-- WHAT YOU WILL DO --
Take the listing from its first line through the line that contains "fig = go.Figure()" and please retype those lines exactly, leaving out the pictures.

-- COLLECTED DATA --
** BEGIN **

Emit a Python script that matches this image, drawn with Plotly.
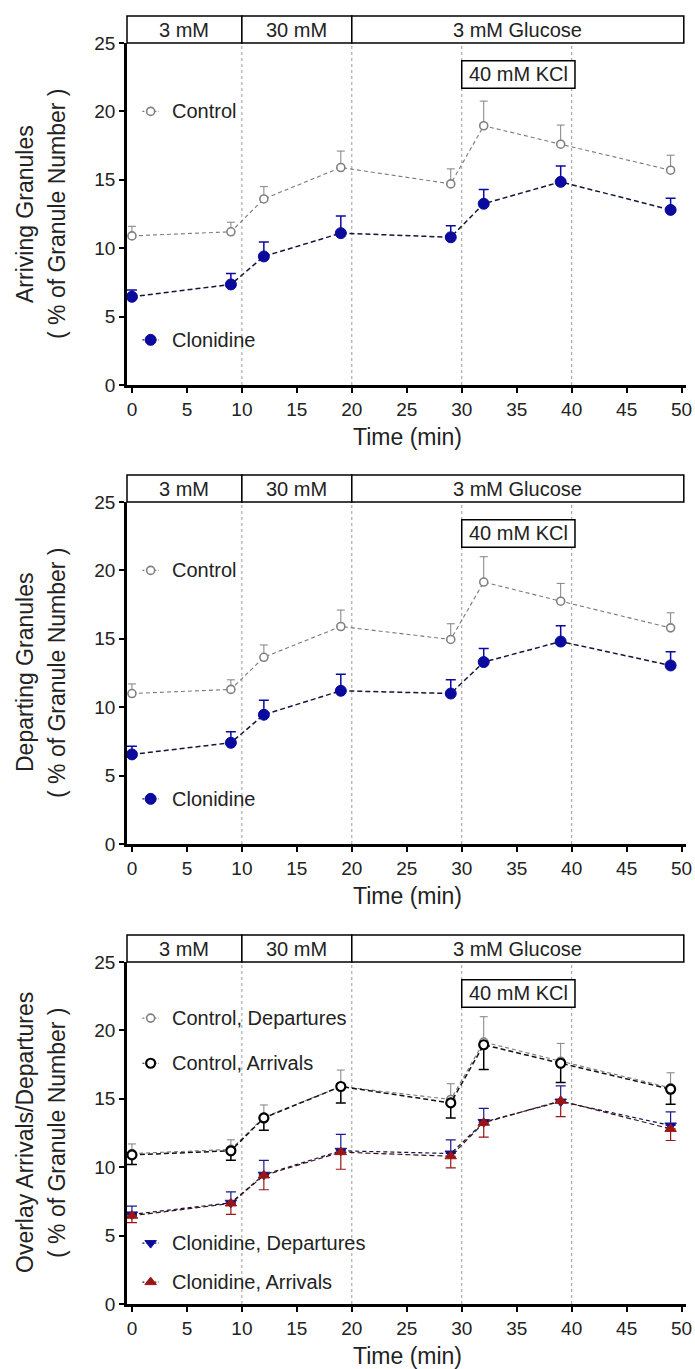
import plotly.graph_objects as go

# ---------------- data ----------------
time_min = [0, 9, 12, 19, 29, 32, 39, 49]

ctrl_arr = [10.9, 11.2, 13.6, 15.9, 14.7, 18.95, 17.6, 15.7]
ctrl_arr_sem = [0.7, 0.7, 0.9, 1.2, 1.1, 1.8, 1.4, 1.1]
clon_arr = [6.45, 7.35, 9.4, 11.1, 10.8, 13.25, 14.85, 12.8]
clon_arr_sem = [0.5, 0.8, 1.05, 1.25, 0.85, 1.05, 1.15, 0.85]

ctrl_dep = [11.0, 11.3, 13.65, 15.9, 14.95, 19.15, 17.75, 15.8]
ctrl_dep_sem = [0.7, 0.7, 0.9, 1.2, 1.15, 1.85, 1.3, 1.1]
clon_dep = [6.55, 7.4, 9.45, 11.2, 11.0, 13.3, 14.8, 13.05]
clon_dep_sem = [0.6, 0.8, 1.05, 1.2, 1.0, 1.0, 1.15, 1.0]

phase_edges = [0, 10, 20, 50]
phase_labels = ["3 mM", "30 mM", "3 mM Glucose"]
kcl_span = [30, 40.3]
kcl_label = "40 mM KCl"
guide_times = [10, 20, 30, 40]
x_ticks = list(range(0, 51, 5))
y_ticks = [0, 5, 10, 15, 20, 25]

panel_titles = [
    ("Arriving Granules", "( % of Granule Number )"),
    ("Departing Granules", "( % of Granule Number )"),
    ("Overlay Arrivals/Departures", "( % of Granule Number )"),
]
x_title = "Time (min)"

# ---------------- layout geometry / style ----------------
W, H = 695, 1369
L, R = 127, 9
PW = W - L - R
panel_top_px = [43, 502, 962]      # pixel y of value 25
panel_bot_px = [385, 844, 1304]    # pixel y of value 0
XMIN, XMAX = -0.45, 50.4
YMAX = 25
FONT = "Liberation Sans, Arial, sans-serif"
TXT = "#222222"
GRAY = "#808080"
BLUE = "#0a0a9e"
RED = "#9c1515"
TICK_FS, HDR_FS, LEG_FS, XT_FS, YT_FS = 19, 20, 20, 23, 23

def xfrac(x):
    return (x - XMIN) / (XMAX - XMIN)

def px_to_xpaper(px):
    return (px - L) / PW

fig = go.Figure()

def add_series(i, y, sem, up, name, color, symbol, size, mline, lcolor, ldash, lwidth, fill, ebw, ebt):
    sfx = "" if i == 0 else str(i + 1)
    err = dict(type="data", symmetric=False, color=color, thickness=ebt, width=ebw)
    if up:
        err.update(array=sem, arrayminus=[0] * len(sem))
    else:
        err.update(array=[0] * len(sem), arrayminus=sem)
    fig.add_trace(go.Scatter(
        x=time_min, y=y, mode="lines+markers", name=name, showlegend=False,
        xaxis="x" + sfx, yaxis="y" + sfx,
        line=dict(color=lcolor, dash=ldash, width=lwidth),
        marker=dict(symbol=symbol, size=size, color=fill,
                    line=dict(color=color, width=mline)),
        error_y=err, cliponaxis=False,
    ))

def add_key(i, xk, yk, label, color, symbol, size, mline, lcolor, fill):
    sfx = "" if i == 0 else str(i + 1)
    fig.add_trace(go.Scatter(
        x=[xk - 0.75, xk + 0.75], y=[yk, yk], mode="lines",
        showlegend=False, hoverinfo="skip",
        xaxis="x" + sfx, yaxis="y" + sfx,
        line=dict(color=lcolor, dash="2px,2px", width=1.2),
        cliponaxis=False,
    ))
    fig.add_trace(go.Scatter(
        x=[xk], y=[yk], mode="markers",
        showlegend=False, hoverinfo="skip",
        xaxis="x" + sfx, yaxis="y" + sfx,
        marker=dict(symbol=symbol, size=size, color=fill, opacity=1,
                    line=dict(color=color, width=mline)),
        cliponaxis=False,
    ))
    fig.add_annotation(x=xk + 1.8, y=yk, xref="x" + sfx, yref="y" + sfx,
                       text=label, showarrow=False, xanchor="left", yanchor="middle",
                       font=dict(size=LEG_FS, color=TXT, family=FONT))

# Panel 1: arrivals
add_series(0, ctrl_arr, ctrl_arr_sem, True, "Control", GRAY, "circle", 8, 1.6, "#7a7a7a", "4px,3px", 1.1, "white", 4, 1)
add_series(0, clon_arr, clon_arr_sem, True, "Clonidine", BLUE, "circle", 11, 1, "#15153a", "5px,3px", 1.5, BLUE, 5, 1.5)
add_key(0, 1.7, 20.0, "Control", GRAY, "circle", 8, 1.6, "#7a7a7a", "white")
add_key(0, 1.7, 3.3, "Clonidine", BLUE, "circle", 11, 1, "#15153a", BLUE)

# Panel 2: departures
add_series(1, ctrl_dep, ctrl_dep_sem, True, "Control", GRAY, "circle", 8, 1.6, "#7a7a7a", "4px,3px", 1.1, "white", 4, 1)
add_series(1, clon_dep, clon_dep_sem, True, "Clonidine", BLUE, "circle", 11, 1, "#15153a", "5px,3px", 1.5, BLUE, 5, 1.5)
add_key(1, 1.7, 20.0, "Control", GRAY, "circle", 8, 1.6, "#7a7a7a", "white")
add_key(1, 1.7, 3.3, "Clonidine", BLUE, "circle", 11, 1, "#15153a", BLUE)

# Panel 3: overlay
add_series(2, ctrl_dep, ctrl_dep_sem, True, "Control, Departures", GRAY, "circle", 8, 1.6, "#7a7a7a", "4px,3px", 1.1, "white", 4, 1)
add_series(2, ctrl_arr, ctrl_arr_sem, False, "Control, Arrivals", "#000000", "circle", 9, 2.2, "#111111", "5px,3px", 1.5, "white", 5, 1.5)
add_series(2, clon_dep, clon_dep_sem, True, "Clonidine, Departures", "#1a1a8a", "triangle-down", 10, 1, "#10104a", "4px,3px", 1.2, BLUE, 5, 1.2)
add_series(2, clon_arr, clon_arr_sem, False, "Clonidine, Arrivals", RED, "triangle-up", 10, 1, "#3a1010", "5px,3px", 1.2, RED, 5, 1.2)
add_key(2, 1.7, 20.9, "Control, Departures", GRAY, "circle", 8, 1.6, "#7a7a7a", "white")
add_key(2, 1.7, 17.6, "Control, Arrivals", "#000000", "circle", 9, 2.2, "#111111", "white")
add_key(2, 1.7, 4.45, "Clonidine, Departures", BLUE, "triangle-down", 10, 1, "#10104a", BLUE)
add_key(2, 1.7, 1.6, "Clonidine, Arrivals", RED, "triangle-up", 10, 1, "#3a1010", RED)

layout = dict(
    width=W, height=H, margin=dict(l=L, r=R, t=0, b=0, autoexpand=False),
    paper_bgcolor="white", plot_bgcolor="white", showlegend=False,
    font=dict(family=FONT, color=TXT),
)
shapes = []
annotations = list(fig.layout.annotations)
for i in range(3):
    sfx = "" if i == 0 else str(i + 1)
    dom = [1 - panel_bot_px[i] / H, 1 - panel_top_px[i] / H]
    axis_common = dict(showline=True, linecolor="black", linewidth=2.5, ticks="outside",
                       ticklen=5, tickwidth=2, tickcolor="black", showgrid=False, zeroline=False,
                       automargin=False,
                       tickfont=dict(size=TICK_FS, color=TXT, family=FONT))
    layout["xaxis" + sfx] = dict(axis_common, domain=[0, 1], anchor="y" + sfx,
                                 range=[XMIN, XMAX], tickvals=x_ticks)
    layout["yaxis" + sfx] = dict(axis_common, domain=dom, anchor="x" + sfx,
                                 range=[0, YMAX], tickvals=y_ticks)
    xr, yr = "x" + sfx, "y" + sfx
    xd, yd = "x" + sfx + " domain", "y" + sfx + " domain"
    pxh = panel_bot_px[i] - panel_top_px[i]
    hdr_top = 1 + 27 / pxh
    # guide lines
    for t in guide_times:
        shapes.append(dict(type="line", xref=xr, yref=yr, x0=t, x1=t, y0=0, y1=YMAX,
                           line=dict(color="#9a9a9a", width=1, dash="3px,3px"), layer="below"))
    # header boxes (first box starts at the y axis, last one ends near the right end)
    for k, lab in enumerate(phase_labels):
        a, b = phase_edges[k], phase_edges[k + 1]
        fa = 0.0 if k == 0 else xfrac(a)
        fb = xfrac(b + 0.2) if k == len(phase_labels) - 1 else xfrac(b)
        shapes.append(dict(type="rect", xref=xd, yref=yd, x0=fa, x1=fb,
                           y0=1.0, y1=hdr_top, line=dict(color="black", width=1.5),
                           fillcolor="white"))
        annotations.append(dict(x=(fa + fb) / 2, y=(1 + hdr_top) / 2, xref=xd, yref=yd,
                                text=lab, showarrow=False, xanchor="center", yanchor="middle",
                                font=dict(size=HDR_FS, color=TXT, family=FONT)))
    # KCl box
    shapes.append(dict(type="rect", xref=xr, yref=yr, x0=kcl_span[0], x1=kcl_span[1],
                       y0=21.7, y1=23.7, line=dict(color="black", width=1.5), fillcolor="white"))
    annotations.append(dict(x=sum(kcl_span) / 2, y=22.7, xref=xr, yref=yr, text=kcl_label,
                            showarrow=False, font=dict(size=HDR_FS, color=TXT, family=FONT)))
    # axis titles
    ymid = 1 - (panel_top_px[i] + panel_bot_px[i]) / 2 / H
    annotations.append(dict(x=px_to_xpaper(25), y=ymid, xref="paper", yref="paper",
                            text=panel_titles[i][0], textangle=-90, showarrow=False,
                            xanchor="center", yanchor="middle",
                            font=dict(size=YT_FS, color=TXT, family=FONT)))
    annotations.append(dict(x=px_to_xpaper(57), y=ymid, xref="paper", yref="paper",
                            text=panel_titles[i][1], textangle=-90, showarrow=False,
                            xanchor="center", yanchor="middle",
                            font=dict(size=YT_FS, color=TXT, family=FONT)))
    annotations.append(dict(x=px_to_xpaper(407), y=1 - (panel_bot_px[i] + 52) / H,
                            xref="paper", yref="paper", text=x_title, showarrow=False,
                            xanchor="center", yanchor="middle",
                            font=dict(size=XT_FS, color=TXT, family=FONT)))

layout["shapes"] = shapes
layout["annotations"] = annotations
fig.update_layout(**layout)
fig.write_html(
    "out.html",
    config={"displayModeBar": False},
    post_script="document.body.style.margin='0';document.body.style.overflow='hidden';",
)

** END **

-- THE RESULT --
Emit a Python script that matches this image, drawn with Plotly.
import plotly.graph_objects as go

# ---------------- data ----------------
time_min = [0, 9, 12, 19, 29, 32, 39, 49]

ctrl_arr = [10.9, 11.2, 13.6, 15.9, 14.7, 18.95, 17.6, 15.7]
ctrl_arr_sem = [0.7, 0.7, 0.9, 1.2, 1.1, 1.8, 1.4, 1.1]
clon_arr = [6.45, 7.35, 9.4, 11.1, 10.8, 13.25, 14.85, 12.8]
clon_arr_sem = [0.5, 0.8, 1.05, 1.25, 0.85, 1.05, 1.15, 0.85]

ctrl_dep = [11.0, 11.3, 13.65, 15.9, 14.95, 19.15, 17.75, 15.8]
ctrl_dep_sem = [0.7, 0.7, 0.9, 1.2, 1.15, 1.85, 1.3, 1.1]
clon_dep = [6.55, 7.4, 9.45, 11.2, 11.0, 13.3, 14.8, 13.05]
clon_dep_sem = [0.6, 0.8, 1.05, 1.2, 1.0, 1.0, 1.15, 1.0]

phase_edges = [0, 10, 20, 50]
phase_labels = ["3 mM", "30 mM", "3 mM Glucose"]
kcl_span = [30, 40.3]
kcl_label = "40 mM KCl"
guide_times = [10, 20, 30, 40]
x_ticks = list(range(0, 51, 5))
y_ticks = [0, 5, 10, 15, 20, 25]

panel_titles = [
    ("Arriving Granules", "( % of Granule Number )"),
    ("Departing Granules", "( % of Granule Number )"),
    ("Overlay Arrivals/Departures", "( % of Granule Number )"),
]
x_title = "Time (min)"

# ---------------- layout geometry / style ----------------
W, H = 695, 1369
L, R = 127, 9
PW = W - L - R
panel_top_px = [43, 502, 962]      # pixel y of value 25
panel_bot_px = [385, 844, 1304]    # pixel y of value 0
XMIN, XMAX = -0.45, 50.4
YMAX = 25
FONT = "Liberation Sans, Arial, sans-serif"
TXT = "#222222"
GRAY = "#808080"
BLUE = "#0a0a9e"
RED = "#9c1515"
TICK_FS, HDR_FS, LEG_FS, XT_FS, YT_FS = 19, 20, 20, 23, 23

def xfrac(x):
    return (x - XMIN) / (XMAX - XMIN)

def px_to_xpaper(px):
    return (px - L) / PW

fig = go.Figure()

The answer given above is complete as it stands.